Ali K. Chishti, a Karachi-based security and political analyst, told DW that the "drone strategy has worked out well for everyone except al Qaeda and the Pakistani Taliban." He said the drone strikes had forced militants to restrict their movements.
"Drone strikes are a huge political issue in Pakistan. However, both the military and political leadership privately accept that they have been very effective. We must not forget that it was a drone attack that killed Baitullah Mehsud, the man responsible for the assassination of Pakistan's former Prime Minister Benazir Bhutto," said Chishti.
For his part, journalist Asha'ar Rehman in Lahore believes the very fact that Washington continues to use drones to attack militants in Pakistan is proof that it does not trust the Pakistani government.
"Many people in Pakistan are of the view that drones have been able to contain militants," said Rehman, adding that the collateral damage has been the only point causing concern.
Chishti said he had interviewed various US and Pakistani intelligence officials who told him that until 2009 the Pakistani Inter-Services Intelligence (ISI) and the American Central Intelligence Agency (CIA) jointly operated a 'drone center' in Pakistan's FATA (Federally Administered Tribal Areas).

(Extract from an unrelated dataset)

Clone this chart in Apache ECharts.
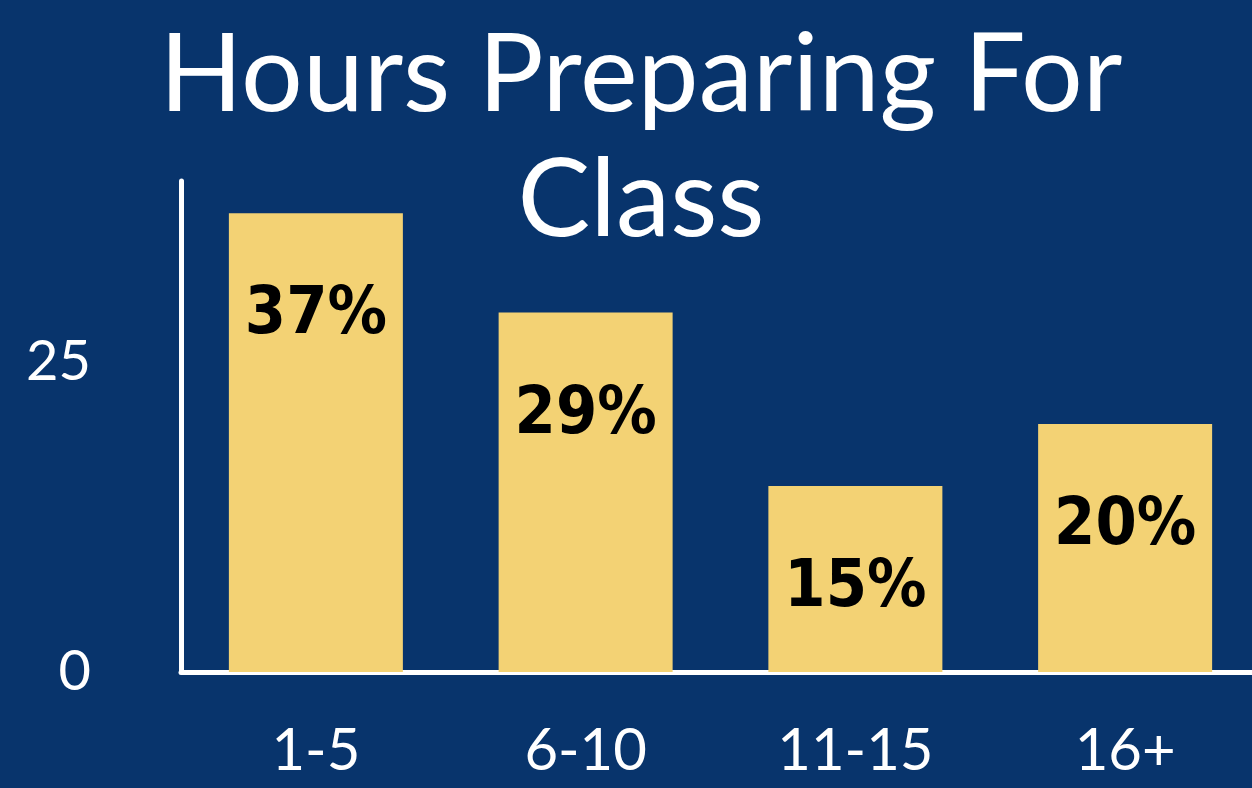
<!DOCTYPE html>
<html>
<head>
<meta charset="utf-8">
<script src="https://cdn.jsdelivr.net/npm/echarts@6/dist/echarts.min.js"></script>
<style>
  html, body { margin: 0; padding: 0; background: #08346c; }
  #main { width: 1252px; height: 788px; }
</style>
</head>
<body>
<div id="main"></div>
<script>
var categories = ['1-5', '6-10', '11-15', '16+'];
var values = [37, 29, 15, 20];
var yTickLabels = ['0', '25'];

var myChart = echarts.init(document.getElementById('main'));
var option = {
    backgroundColor: '#08346c',
    title: {
        text: 'Hours Preparing For\nClass',
        left: 636,
        top: 8,
        textAlign: 'center',
        textStyle: {
            color: '#ffffff',
            fontFamily: 'Lato',
            fontWeight: 'normal',
            fontSize: 109,
            lineHeight: 125
        }
    },
    grid: {
        left: 181,
        top: 181,
        width: 1079,
        bottom: 116,
        outerBoundsMode: 'none'
    },
    xAxis: {
        type: 'category',
        data: categories,
        axisLine: { lineStyle: { color: '#ffffff', width: 5 } },
        axisTick: { show: false },
        axisLabel: {
            color: '#ffffff',
            fontFamily: 'Lato',
            fontSize: 58,
            margin: 50
        }
    },
    yAxis: {
        type: 'value',
        min: 0,
        max: 39.6,
        interval: 25,
        splitLine: { show: false },
        axisLine: { show: true, lineStyle: { color: '#ffffff', width: 5 } },
        axisTick: { show: false },
        axisLabel: {
            color: '#ffffff',
            fontFamily: 'Lato',
            fontSize: 56,
            margin: 90,
            formatter: function (v) {
                var s = String(v);
                return yTickLabels.indexOf(s) >= 0 ? s : '';
            }
        }
    },
    series: [{
        type: 'bar',
        data: values,
        barWidth: 174,
        itemStyle: { color: '#f3d274' },
        label: {
            show: true,
            position: 'insideTop',
            distance: 70,
            formatter: '{c}%',
            color: '#000000',
            fontFamily: "'Liberation Sans Narrow', 'DejaVu Sans Condensed', sans-serif",
            fontWeight: 'bold',
            fontSize: 66
        }
    }]
};
myChart.setOption(option);
</script>
</body>
</html>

Chishti is of the view that despite Islamabad's requests, the US will not give drone technology to Pakistan because it fears it may transfer it to China. Pakistani experts say any such transfer of drone technology to Pakistan would mean that the US would have to rely on Islamabad to kill al Qaeda and Taliban insurgents, who Washington believes, are backed by the Pakistani military and its spy agencies. They also say that Islamabad may possibly use these drones against its arch-rival India. Clearly for Washington the risk associated with transferring this technology to Islamabad is simply too great.